Comecemos do princípio, o que é a tal da Cryptocoin? No ano de 2009, Satoshi Nakamoto (que pode não ser uma pessoa) criou o conceito de BitCoin, que é uma rede para trocas de bitcoins (unidades de valor, ou tokens na rede). A rede opera de forma totalmente descentralizada, e toda a transação entre duas entidades é registrada no que foi denominado Blockchain, que seria um livro contábil global para esta moeda. Os participantes da transação usam do conceito de chave assíncrona (proteção criptografica) para autorizar a transação, e elementos que compõe a rede usam de um processo complexo (a mineração) para autorizar a transação e incluí-la na blockchain. Ou seja, não existe unidade central que controla todas as transações, assim como o dinheiro em papel, porém, existe um registro público de todas as transações realizadas (outra diferença está na criação/emissão de novas moedas, mas recomendo leituras especializadas no tema para entender isso). Este mecanismo de registro das transações validado pela rede, impede que uma mesma "moeda" seja gasta duas vezes (o que a física impede no caso do dinheiro de papel, "moeda" em aspas pois não se negociam moedas individuais, mas sim transações de qualquer quantia entre duas contas). O aspecto descentralizado difere neste caso do controle dos bancos no caso de transações eletrônicas, e permite além de outras vantagens, autonomia total das partes na realização de qualquer transferência, quebrando todas as barreiras geográficas no processo. Desde o lançamento do Bitcoin, muitas outras moedas e abordagens vieram a tona, o que abriu espaço para mercados que originalmente nunca foram pensados, como os DAOs, entre outros.

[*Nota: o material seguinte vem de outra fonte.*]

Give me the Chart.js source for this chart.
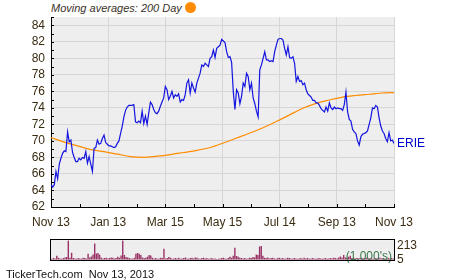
<!DOCTYPE html>
<html><head><meta charset="utf-8">
<script src="https://cdn.jsdelivr.net/npm/chart.js@4.4.0/dist/chart.umd.min.js"></script>
<style>
html,body{margin:0;padding:0;background:#fff;width:450px;height:280px;overflow:hidden;font-family:"Liberation Sans",Arial,sans-serif;}
#main{position:absolute;left:0;top:0;}
#vol{position:absolute;left:0;top:230px;}
#title{position:absolute;left:51px;top:2px;font-style:italic;font-size:11px;color:#3a3226;white-space:pre;}
#dot{position:absolute;left:185px;top:2px;width:11px;height:11px;border-radius:50%;background:#ff8c00;}
#footer{position:absolute;left:6px;top:268px;font-size:11px;color:#111;white-space:pre;}
</style></head>
<body>
<div id="title">Moving averages: 200 Day</div>
<div id="dot"></div>
<canvas id="main" width="450" height="232"></canvas>
<canvas id="vol" width="450" height="40"></canvas>
<div id="footer">TickerTech.com  Nov 13, 2013</div>
<script>
// ---- data ----
const ticker = 'ERIE';
const xTickLabels = ['Nov 13','Jan 13','Mar 15','May 15','Jul 14','Sep 13','Nov 13'];
const yTickValues = [62,64,66,68,70,72,74,76,78,80,82,84];
const volTickValues = [5,213];
const price = [
 64.7,64.4,64.7,66.3,65.4,67.2,67.9,68.5,68.8,68.7,
 71.1,69.9,70.1,68.6,68.0,67.5,67.5,67.9,67.7,68.0,
 67.9,68.7,67.3,68.1,67.2,66.3,69.1,69.2,70.1,69.6,
 69.7,70.3,70.7,69.8,69.6,69.4,69.4,69.3,69.2,69.3,
 69.7,70.0,70.9,71.8,72.9,73.7,74.1,74.3,74.3,74.3,
 74.4,
 72.3,72.2,72.4,72.2,73.6,72.1,73.0,72.0,73.4,74.7,
 74.4,73.8,73.4,73.3,73.6,74.2,74.7,75.2,76.6,76.2,
 75.0,75.4,76.0,75.2,75.6,75.4,75.7,74.7,75.0,74.9,
 75.6,77.0,77.4,75.8,77.0,76.4,75.9,77.0,77.6,78.2,
 79.2,79.0,79.4,79.2,79.0,80.0,80.2,81.0,80.1,81.2,
 81.4,81.6,82.3,82.1,
 81.9,80.8,80.1,80.2,79.5,76.0,73.8,76.2,75.8,74.5,
 75.4,77.0,76.6,78.2,77.8,76.2,77.0,75.2,74.5,73.6,
 72.9,78.6,79.2,80.0,80.8,79.8,79.8,79.6,79.7,79.6,
 80.8,81.6,82.3,82.4,82.4,82.2,81.2,80.4,81.4,80.1,
 80.0,80.2,79.4,77.2,77.8,77.2,77.3,76.8,77.0,76.2,
 75.7,
 75.5,75.3,74.9,74.9,74.6,74.6,74.3,73.9,73.7,73.5,
 74.1,73.6,74.6,74.0,73.8,74.1,73.9,74.0,73.9,73.9,
 73.7,74.4,75.9,
 73.5,72.6,72.4,71.4,71.1,70.9,70.0,69.5,70.5,70.8,
 70.9,71.0,71.2,72.0,72.8,74.0,73.9,74.3,74.1,72.8,
 71.8,71.2,70.9,70.3,69.9,71.0,70.0,70.1,69.7
];
const maDay = [0,8,16,24,32,40,48,56,64,72,80,88,96,104,112,120,128,136,144,152,160,168,176,184,192,200,207];
const maValue = [70.4,69.85,69.4,68.95,68.7,68.4,68.1,68.0,68.15,68.35,68.6,68.85,69.2,69.75,70.35,70.95,71.6,72.35,73.15,73.95,74.55,74.95,75.3,75.5,75.65,75.8,75.85];
const volume = [
 15,25,20,60,30,20,15,25,35,40, 285,30,105,25,20,15,25,20,15,30,
 25,20,90,35,50,80,240,95,100,75, 30,20,25,30,20,25,35,30,20,25,
 45,30,65,285,70,40,35,25,20,15, 30,90,100,90,70,35,25,30,45,70,
 65,30,20,25,15,20,30,25,165,20, 25,40,30,15,20,25,20,30,15,20,
 25,35,20,15,25,30,20,35,30,20, 15,25,30,20,25,15,20,25,15,20,
 10,15,20,25,30,20,15,25,45,30, 60,180,55,45,30,25,20,25,15,20,
 30,25,40,35,80,70,195,205,60,30, 25,35,20,25,30,20,15,25,30,20,
 25,15,20,30,25,20,15,25,20,15, 20,25,15,30,20,25,20,15,25,20,
 15,20,25,20,15,20,25,15,20,25, 20,30,25,20,35,50,30,70,35,30,
 45,60,25,30,20,25,20,30,25,20, 25,30,20,25,20,15,25,20,25,30,
 20,25,20,15,25,20,25,20
];

// ---- styling ----
const FONT = '"Liberation Sans", Arial, sans-serif';
const TXT = '#3a2c12';
Chart.defaults.font.family = FONT;
Chart.defaults.font.size = 12;
Chart.defaults.color = TXT;

const lastIdx = price.length - 1;
const nMinor = (xTickLabels.length - 1) * 2;
const xTickPos = Array.from({length: nMinor + 1}, (_, k) => k * lastIdx / nMinor);

const mainPlugin = {
  id: 'mainDeco',
  beforeDraw(chart) {
    const {ctx, chartArea: a} = chart;
    ctx.save(); ctx.fillStyle = '#eeeeee';
    ctx.fillRect(a.left, a.top, a.right - a.left, a.bottom - a.top);
    ctx.restore();
  },
  afterDraw(chart) {
    const {ctx, chartArea: a, scales} = chart;
    ctx.save();
    ctx.strokeStyle = '#000'; ctx.lineWidth = 1;
    ctx.beginPath();
    for (let v = 62; v <= 85; v++) {
      const y = Math.round(scales.y.getPixelForValue(v)) + 0.5;
      ctx.moveTo(a.left, y); ctx.lineTo(a.left + 3, y);
    }
    xTickPos.forEach(v => {
      const x = Math.round(scales.x.getPixelForValue(v)) + 0.5;
      ctx.moveTo(x, a.bottom); ctx.lineTo(x, a.bottom - 3);
    });
    ctx.stroke();
    const meta = chart.getDatasetMeta(0);
    const pt = meta.data[meta.data.length - 1];
    ctx.fillStyle = '#0000cc';
    ctx.font = '12px ' + FONT;
    ctx.textBaseline = 'middle'; ctx.textAlign = 'left';
    ctx.fillText(ticker, pt.x + 3, pt.y);
    ctx.restore();
  }
};

new Chart(document.getElementById('main'), {
  type: 'line',
  data: {
    datasets: [
      { data: price.map((v, i) => ({x: i, y: v})), borderColor: '#1414e0', borderWidth: 1.2, pointRadius: 0, tension: 0 },
      { data: maDay.map((d, k) => ({x: d, y: maValue[k]})), borderColor: '#ff8c00', borderWidth: 1.2, pointRadius: 0, cubicInterpolationMode: 'monotone' }
    ]
  },
  options: {
    responsive: false, animation: false, devicePixelRatio: 1,
    layout: {padding: {top: 17, right: 56, left: 0, bottom: 0}},
    plugins: {legend: {display: false}, tooltip: {enabled: false}},
    scales: {
      x: {
        type: 'linear', min: 0, max: lastIdx,
        afterBuildTicks: s => { s.ticks = xTickPos.map(v => ({value: v})); },
        afterFit: s => { s.height = 25; },
        ticks: {autoSkip: false, maxRotation: 0, padding: 8, color: TXT,
          callback: (v, i) => (i % 2 === 0 ? xTickLabels[i / 2] : '')},
        grid: {color: c => (c.index % 2 === 0 ? '#d6d6d6' : 'rgba(0,0,0,0)'), drawTicks: false},
        border: {color: '#000', width: 1}
      },
      y: {
        min: 62, max: 85,
        afterBuildTicks: s => { s.ticks = yTickValues.map(v => ({value: v})); },
        afterFit: s => { s.width = 51; },
        ticks: {autoSkip: false, padding: 6, color: TXT},
        grid: {color: '#d6d6d6', drawTicks: false},
        border: {color: '#000', width: 1}
      }
    }
  },
  plugins: [mainPlugin]
});

const volPlugin = {
  id: 'volDeco',
  beforeDraw(chart) {
    const {ctx, chartArea: a} = chart;
    ctx.save(); ctx.fillStyle = '#eeeeee';
    ctx.fillRect(a.left, a.top, a.right - a.left, a.bottom - a.top);
    ctx.restore();
  },
  afterDraw(chart) {
    const {ctx, chartArea: a} = chart;
    ctx.save();
    ctx.fillStyle = '#3c7a4c';
    ctx.font = '12px ' + FONT;
    ctx.textAlign = 'right'; ctx.textBaseline = 'middle';
    ctx.fillText("(1,000's)", a.right - 2, a.bottom - 3.5);
    ctx.strokeStyle = '#000'; ctx.lineWidth = 1;
    ctx.strokeRect(Math.round(a.left) - 0.5, Math.round(a.top) - 0.5, Math.round(a.right - a.left) + 1, Math.round(a.bottom - a.top) + 1);
    ctx.restore();
  }
};

new Chart(document.getElementById('vol'), {
  type: 'bar',
  data: {
    labels: volume.map((_, i) => i),
    datasets: [{ data: volume, backgroundColor: '#993366', barPercentage: 0.85, categoryPercentage: 1.0 }]
  },
  options: {
    responsive: false, animation: false, devicePixelRatio: 1,
    layout: {padding: {top: 6, right: 0, left: 51, bottom: 5}},
    plugins: {legend: {display: false}, tooltip: {enabled: false}},
    scales: {
      x: {display: false},
      y: {
        position: 'right', min: 0, max: 290,
        afterBuildTicks: s => { s.ticks = volTickValues.map(v => ({value: v})); },
        afterFit: s => { s.width = 56; },
        ticks: {autoSkip: false, padding: 3, color: TXT},
        grid: {display: false, drawTicks: false},
        border: {display: false}
      }
    }
  },
  plugins: [volPlugin]
});
</script>
</body></html>
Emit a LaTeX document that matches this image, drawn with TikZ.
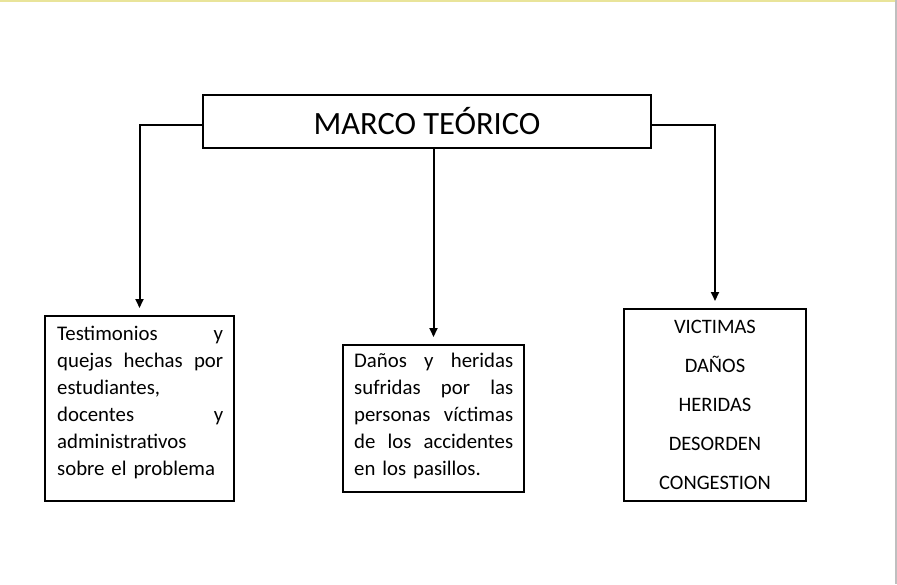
\documentclass[tikz,border=0pt]{standalone}
\usepackage{fontspec}
\setmainfont{Carlito}
\usetikzlibrary{arrows.meta,positioning}
\definecolor{pagetop}{HTML}{E9E49A}
\definecolor{pageside}{HTML}{BFBFBF}

\begin{document}
\begin{tikzpicture}[
  x=1pt, y=-1pt,
  frame/.style={draw, line width=1.1pt, inner sep=0pt, outer sep=0pt},
  body/.style={inner sep=0pt, align=left, font=\fontsize{20.8}{27}\selectfont},
  link/.style={line width=2pt, -{Triangle[length=9pt,width=8pt]}, shorten >=8pt}
]
\useasboundingbox (0,0) rectangle (897,584);

% page edges
\draw[pagetop, line width=2.5pt] (0,1.2) -- (895,1.2);
\draw[pageside, line width=1.5pt] (896,0) -- (896,584);

\node[frame, minimum width=448pt, minimum height=53pt, font=\fontsize{32.5}{38}\selectfont] (marco) at (427,121.5) {MARCO TEÓRICO};

\node[frame, minimum width=189pt, minimum height=185pt] (test) at (139.5,408.5) {};
\node[frame, minimum width=181pt, minimum height=147pt] (danos) at (433.5,418.5) {};
\node[frame, minimum width=182pt, minimum height=192pt] (vict) at (715,405) {};

\node[body, text width=166pt, anchor=base west] (testtxt) at (57,340)
  {Testimonios\hfill y\\ quejas\hfill hechas\hfill por\\ estudiantes,\\ docentes\hfill y\\ administrativos\\ sobre el problema};
\node[body, text width=159pt, anchor=base west] (danostxt) at (354,367)
  {Daños\hfill y\hfill heridas\\ sufridas\hfill por\hfill las\\ personas\hfill víctimas\\ de\hfill los\hfill accidentes\\ en los pasillos.};
\node[body, text width=170pt, align=center, font=\fontsize{20.5}{39}\selectfont, anchor=base] (victtxt) at (715,333.5)
  {VICTIMAS\\ DAÑOS\\ HERIDAS\\ DESORDEN\\ CONGESTION};

\draw[link] ([yshift=-3pt]marco.west) -| (test.north);
\draw[link] (marco.south -| danos.north) -- (danos.north);
\draw[link] ([yshift=-3pt]marco.east) -| (vict.north);

\end{tikzpicture}
\end{document}
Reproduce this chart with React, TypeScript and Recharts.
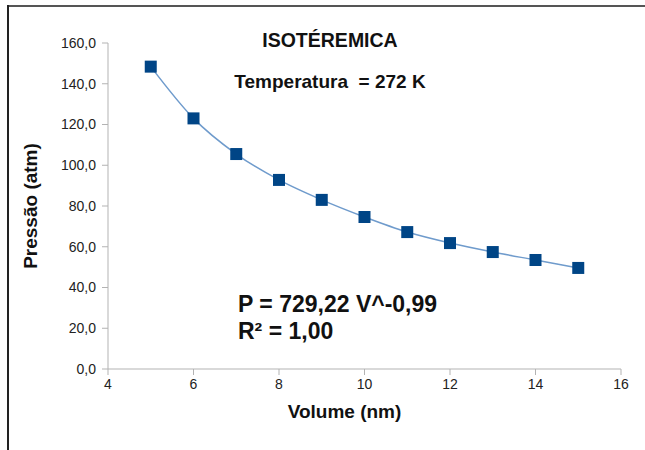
import React from "react";
import {
  ComposedChart,
  Line,
  XAxis,
  YAxis,
} from "recharts";

const volumes = [5, 6, 7, 8, 9, 10, 11, 12, 13, 14, 15];
const pressures = [148.4, 123, 105.5, 92.8, 83, 74.6, 67.2, 61.8, 57.4, 53.5, 49.6];
const xTicks = [4, 6, 8, 10, 12, 14, 16];
const yTicks = [0, 20, 40, 60, 80, 100, 120, 140, 160];

const data = volumes.map((v, i) => ({ v, p: pressures[i] }));

const font = "'Liberation Sans', Arial, sans-serif";
const axisGrey = "#b3b3b3";

const SquareDot = (props: any) => {
  const { cx, cy, index } = props;
  if (cx == null || cy == null) return null;
  return (
    <rect
      key={`sq-${index}`}
      x={cx - 6}
      y={cy - 6}
      width={12}
      height={12}
      fill="#004586"
    />
  );
};

export default function App() {
  return (
    <div
      style={{
        position: "absolute",
        left: 0,
        top: 0,
        width: 645,
        height: 450,
        background: "#fff",
        fontFamily: font,
      }}
    >
      {/* frame: only top and left edges show in the original */}
      <div style={{ position: "absolute", left: 7, top: 5, width: 638, height: 2, background: "#555" }} />
      <div style={{ position: "absolute", left: 7, top: 5, width: 2, height: 445, background: "#222" }} />
      <ComposedChart
        width={645}
        height={450}
        data={data}
        margin={{ top: 43, right: 24, bottom: 51, left: 0 }}
        style={{ position: "absolute", left: 0, top: 0 }}
      >
        <XAxis
          type="number"
          dataKey="v"
          domain={[4, 16]}
          ticks={xTicks}
          interval={0}
          height={30}
          stroke={axisGrey}
          tickSize={6}
          tickMargin={4}
          tick={{ fill: "#222", fontSize: 14, fontFamily: font }}
          label={{
            value: "Volume (nm)",
            position: "bottom",
            offset: 6,
            dx: -20,
            fill: "#111",
            fontSize: 19,
            fontWeight: "bold",
            fontFamily: font,
          }}
        />
        <YAxis
          type="number"
          domain={[0, 160]}
          ticks={yTicks}
          interval={0}
          width={108}
          stroke={axisGrey}
          tickSize={6}
          tickMargin={6}
          tickFormatter={(t: number) => t.toFixed(1).replace(".", ",")}
          tick={{ fill: "#222", fontSize: 14, fontFamily: font }}
          label={{
            value: "Pressão (atm)",
            angle: -90,
            position: "center",
            dx: -24,
            fill: "#111",
            fontSize: 19,
            fontWeight: "bold",
            fontFamily: font,
          }}
        />
        <Line
          type="monotone"
          dataKey="p"
          stroke="#6f9bcc"
          strokeWidth={1.5}
          dot={SquareDot}
          activeDot={false}
          isAnimationActive={false}
        />
      </ComposedChart>
      <div
        style={{
          position: "absolute",
          left: 0,
          width: 660,
          top: 28,
          textAlign: "center",
          fontSize: 19.5,
          fontWeight: "bold",
          color: "#111",
          lineHeight: "24px",
        }}
      >
        ISOTÉREMICA
      </div>
      <div
        style={{
          position: "absolute",
          left: 0,
          width: 660,
          top: 70,
          textAlign: "center",
          fontSize: 19,
          fontWeight: "bold",
          color: "#111",
          lineHeight: "24px",
          whiteSpace: "pre",
        }}
      >
        {"Temperatura  = 272 K"}
      </div>
      <div
        style={{
          position: "absolute",
          left: 238,
          top: 291,
          fontSize: 23,
          fontWeight: "bold",
          color: "#111",
          lineHeight: "27px",
        }}
      >
        <div>P = 729,22 V^-0,99</div>
        <div>R² = 1,00</div>
      </div>
    </div>
  );
}
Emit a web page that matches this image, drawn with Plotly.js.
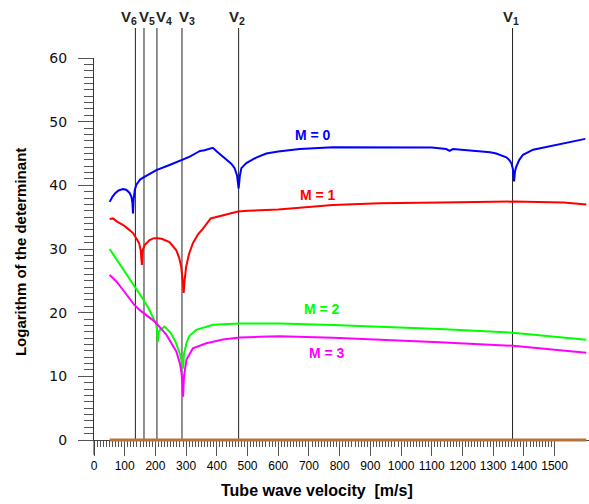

Certo, entendi o que é a tal da cryptocoin, mas onde entra a prática legislativa transparente e etc. Bom, inicialmente, é importante notar que não seria toda a prática governamental que utilizaria das cryptocoins, mas alguns aspectos já poderiam tirar vantagem disso, oferecendo um nível de transparência enorme à população. Iniciando por ações que já estão sendo consideradas na literatura sobre cryptocoins:
 1. Automação da folha de pagamentos pública: Toda a folha de pagamentos passaria a ser comandada de forma autonoma, distribuindo a verba cabível aos funcionários. Nesta particular ação, seria importante desmontar a figura privada da pública no agente, ou seja, gastos relacionados à ação parlamentar por exemplo não são salário, e devem caminhar por uma via diferente, explicitada abaixo.
 2. Automação das despesas de gabinete: Despesas não incluídas em um projeto particular devem ser separadas e lançadas como verba de gabinete, permtindo desta forma medir a eficiência dos agentes na execução de suas atividades e controle fino deste valor que muitas vezes é alvo de desvios.
 3. Processo de votação aberto e transparente: O controle da autorização na execução de mudanças e até mesmo na autorização da distribuição de verbas pode ser feito por meio das cryptocoins. Desta forma, a própria rede que é utilizada para troca de valor (a moeda em si) e formatação de contratos autonomos (também conhecidos como Smart Contracts e DACs), também seria usada para regularizar a votação destes contratos e autorização dos mesmos.
 4. Automação de despesas em projetos: Todo e qualquer projeto, seja este uma ação do executivo, uma manobra legal (portaria, lei, medida, ou o que quer que dêem de nome para isto) ou até mesmo projetos de empresas públicas, poderia se tornar um contrato autonomo e ter as fases de execução autorizadas por um grupo de agentes após investigação (se trouxermos aqui ferramentas que hoje controlam execução da obra, o mesmo poderia ser feito de forma totalmente autônoma). Mediante a aprovação destas fases é que as obras seriam autorizadas.

A última ação que acho que poderia ser realizada também seria o controle do orçamento do governo. Isto tornaria transparente a grande maioria do fluxo de capital do governo, e permitiria que mecanismos de fiscalização fossem implementados de forma a dificultar desvios (ao menos aqueles realizados por manobras fiscais). Com a visibilidade gerada, outros mecanismos podem ser criados e garantir que contratos não estão sendo superfaturados (o governo já conta com tabelas de preços e índices de eficiência para quase todos os aspectos contratados em licitações), que os insumos usados atendem critérios pré-definidos de qualidade e sustentabilidade, que a mão-de-obra utilizada ao longo da cadeia de produção não é sujeita à praticas ilegais.

Com relação aos aspectos práticos de implementação dessa solução, diria que Ethereum é uma das mais avançadas em relação ao volume de mercado e abundância de exemplos práticos de uso da Blockchain e contratos autônomos. Uma que traz um elemento interessante para a equação é a Dash, que é arquitetada de forma a rebalancear os incentivos na rede (e.g no protocolo Bitcoin, mineardores tem todo o benefício na criação de novos blocos, fazendo com que o incentivo seja apenas ampliar a capacidade de solução do desafio criptográfico, ao invés de ampliar a capacidade de processamento das transações, a bem da verdade, não existe quase nenhum incentivo para a segunda parte) potencialmente aumentado o volume de transações por segundo e reduzindo a pressão sobre a matriz energética necessária para executar a rede (para usos específicos como o sugerido nesse post, que não tem muito a ver com dinheiro, um approach interessante para a "mineração" é chamado Proof of Stake).